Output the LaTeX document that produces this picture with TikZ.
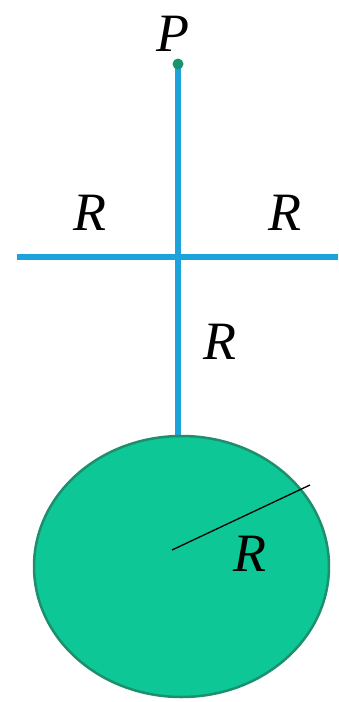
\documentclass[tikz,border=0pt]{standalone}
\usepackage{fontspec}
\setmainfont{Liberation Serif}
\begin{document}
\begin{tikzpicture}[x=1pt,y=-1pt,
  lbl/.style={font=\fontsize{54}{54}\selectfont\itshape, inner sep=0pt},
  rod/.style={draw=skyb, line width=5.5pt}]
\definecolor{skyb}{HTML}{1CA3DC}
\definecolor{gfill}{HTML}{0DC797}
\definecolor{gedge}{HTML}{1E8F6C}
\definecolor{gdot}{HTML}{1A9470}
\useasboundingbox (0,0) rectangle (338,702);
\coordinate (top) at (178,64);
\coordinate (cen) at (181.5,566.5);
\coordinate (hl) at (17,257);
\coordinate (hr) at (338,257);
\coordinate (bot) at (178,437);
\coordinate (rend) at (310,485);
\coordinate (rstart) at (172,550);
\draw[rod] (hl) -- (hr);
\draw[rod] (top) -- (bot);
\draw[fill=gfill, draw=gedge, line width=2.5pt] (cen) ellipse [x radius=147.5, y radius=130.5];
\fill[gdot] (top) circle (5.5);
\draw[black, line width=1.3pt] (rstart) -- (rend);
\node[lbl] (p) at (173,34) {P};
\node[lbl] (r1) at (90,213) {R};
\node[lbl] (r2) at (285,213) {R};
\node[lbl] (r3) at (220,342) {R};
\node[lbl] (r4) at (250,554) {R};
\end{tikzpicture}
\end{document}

________

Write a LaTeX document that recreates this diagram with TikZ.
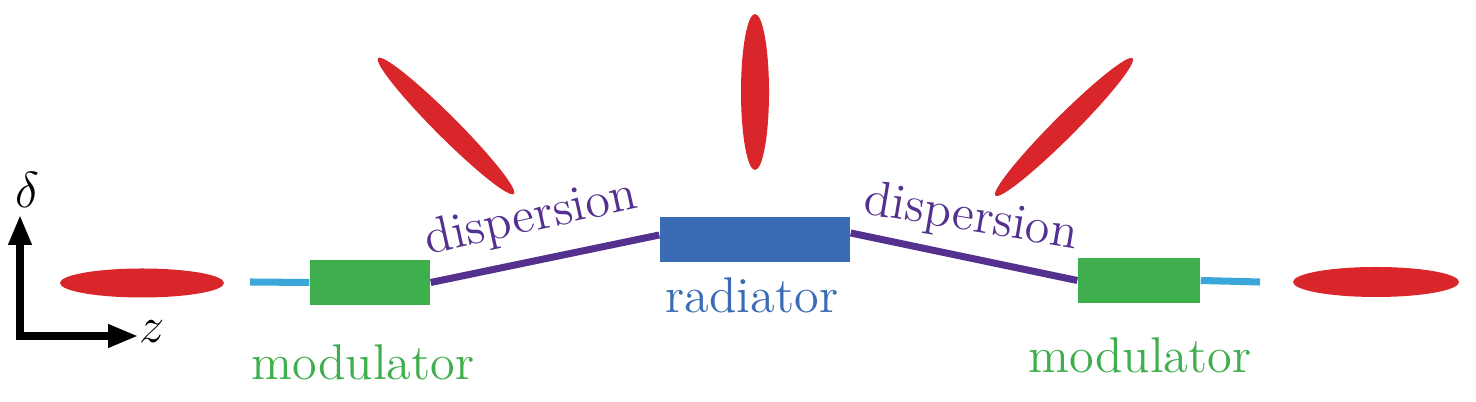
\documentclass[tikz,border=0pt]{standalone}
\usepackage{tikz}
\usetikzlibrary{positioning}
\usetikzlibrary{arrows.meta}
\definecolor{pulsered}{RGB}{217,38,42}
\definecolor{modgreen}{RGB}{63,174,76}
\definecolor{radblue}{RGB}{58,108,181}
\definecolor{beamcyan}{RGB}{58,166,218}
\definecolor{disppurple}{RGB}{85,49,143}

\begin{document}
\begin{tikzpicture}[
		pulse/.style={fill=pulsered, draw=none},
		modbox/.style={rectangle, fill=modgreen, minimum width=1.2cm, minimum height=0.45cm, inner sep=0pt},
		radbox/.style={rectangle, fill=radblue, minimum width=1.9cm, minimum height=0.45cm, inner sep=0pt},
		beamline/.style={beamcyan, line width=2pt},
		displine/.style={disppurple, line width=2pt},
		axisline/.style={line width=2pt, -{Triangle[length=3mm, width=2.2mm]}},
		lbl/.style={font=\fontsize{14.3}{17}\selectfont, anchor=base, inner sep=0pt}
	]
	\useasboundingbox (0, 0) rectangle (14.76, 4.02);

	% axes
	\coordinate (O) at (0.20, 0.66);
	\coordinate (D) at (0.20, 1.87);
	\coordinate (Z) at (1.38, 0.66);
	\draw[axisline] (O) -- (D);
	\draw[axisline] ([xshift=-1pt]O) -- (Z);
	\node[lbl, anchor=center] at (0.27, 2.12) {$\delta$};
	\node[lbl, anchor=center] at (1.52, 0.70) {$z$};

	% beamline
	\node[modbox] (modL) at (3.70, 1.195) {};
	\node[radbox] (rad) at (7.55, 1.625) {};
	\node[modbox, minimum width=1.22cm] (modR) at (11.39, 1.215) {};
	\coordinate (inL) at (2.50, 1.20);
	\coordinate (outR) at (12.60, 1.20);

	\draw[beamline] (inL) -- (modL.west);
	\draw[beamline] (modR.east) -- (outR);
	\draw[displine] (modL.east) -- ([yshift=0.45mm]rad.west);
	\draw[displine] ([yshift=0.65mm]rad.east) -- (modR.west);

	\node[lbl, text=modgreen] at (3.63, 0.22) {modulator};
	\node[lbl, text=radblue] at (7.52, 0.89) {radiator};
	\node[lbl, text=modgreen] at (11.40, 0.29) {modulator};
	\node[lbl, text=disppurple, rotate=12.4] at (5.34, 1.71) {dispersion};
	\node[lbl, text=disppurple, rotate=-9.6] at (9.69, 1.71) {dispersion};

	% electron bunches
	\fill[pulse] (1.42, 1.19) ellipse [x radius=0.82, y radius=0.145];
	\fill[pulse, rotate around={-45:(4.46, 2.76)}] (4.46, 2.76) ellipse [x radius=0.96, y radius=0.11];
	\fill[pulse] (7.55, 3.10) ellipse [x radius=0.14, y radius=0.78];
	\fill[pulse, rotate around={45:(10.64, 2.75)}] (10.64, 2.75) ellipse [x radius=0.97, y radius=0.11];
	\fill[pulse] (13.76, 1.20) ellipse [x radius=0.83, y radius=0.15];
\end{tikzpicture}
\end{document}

________

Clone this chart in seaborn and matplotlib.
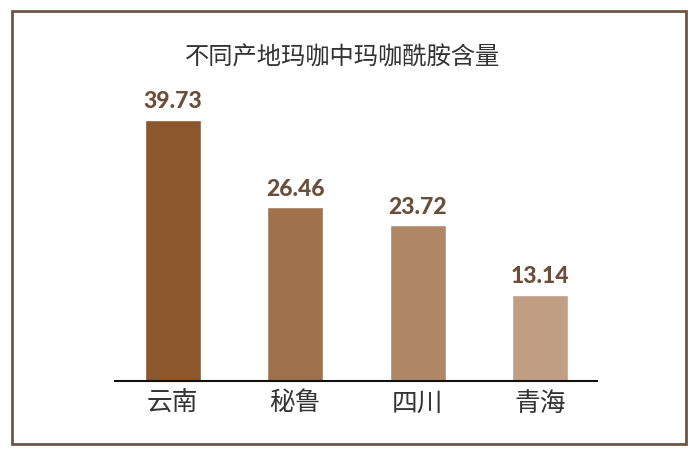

________

* What the task asks *
Give again the lines from "Write a LaTeX" to "at (1.52, 0.70)" exactly, both of those lines included, and do not include any pictures.

* Correct output *
Write a LaTeX document that recreates this diagram with TikZ.
\documentclass[tikz,border=0pt]{standalone}
\usepackage{tikz}
\usetikzlibrary{positioning}
\usetikzlibrary{arrows.meta}
\definecolor{pulsered}{RGB}{217,38,42}
\definecolor{modgreen}{RGB}{63,174,76}
\definecolor{radblue}{RGB}{58,108,181}
\definecolor{beamcyan}{RGB}{58,166,218}
\definecolor{disppurple}{RGB}{85,49,143}

\begin{document}
\begin{tikzpicture}[
		pulse/.style={fill=pulsered, draw=none},
		modbox/.style={rectangle, fill=modgreen, minimum width=1.2cm, minimum height=0.45cm, inner sep=0pt},
		radbox/.style={rectangle, fill=radblue, minimum width=1.9cm, minimum height=0.45cm, inner sep=0pt},
		beamline/.style={beamcyan, line width=2pt},
		displine/.style={disppurple, line width=2pt},
		axisline/.style={line width=2pt, -{Triangle[length=3mm, width=2.2mm]}},
		lbl/.style={font=\fontsize{14.3}{17}\selectfont, anchor=base, inner sep=0pt}
	]
	\useasboundingbox (0, 0) rectangle (14.76, 4.02);

	% axes
	\coordinate (O) at (0.20, 0.66);
	\coordinate (D) at (0.20, 1.87);
	\coordinate (Z) at (1.38, 0.66);
	\draw[axisline] (O) -- (D);
	\draw[axisline] ([xshift=-1pt]O) -- (Z);
	\node[lbl, anchor=center] at (0.27, 2.12) {$\delta$};
	\node[lbl, anchor=center] at (1.52, 0.70) {$z$};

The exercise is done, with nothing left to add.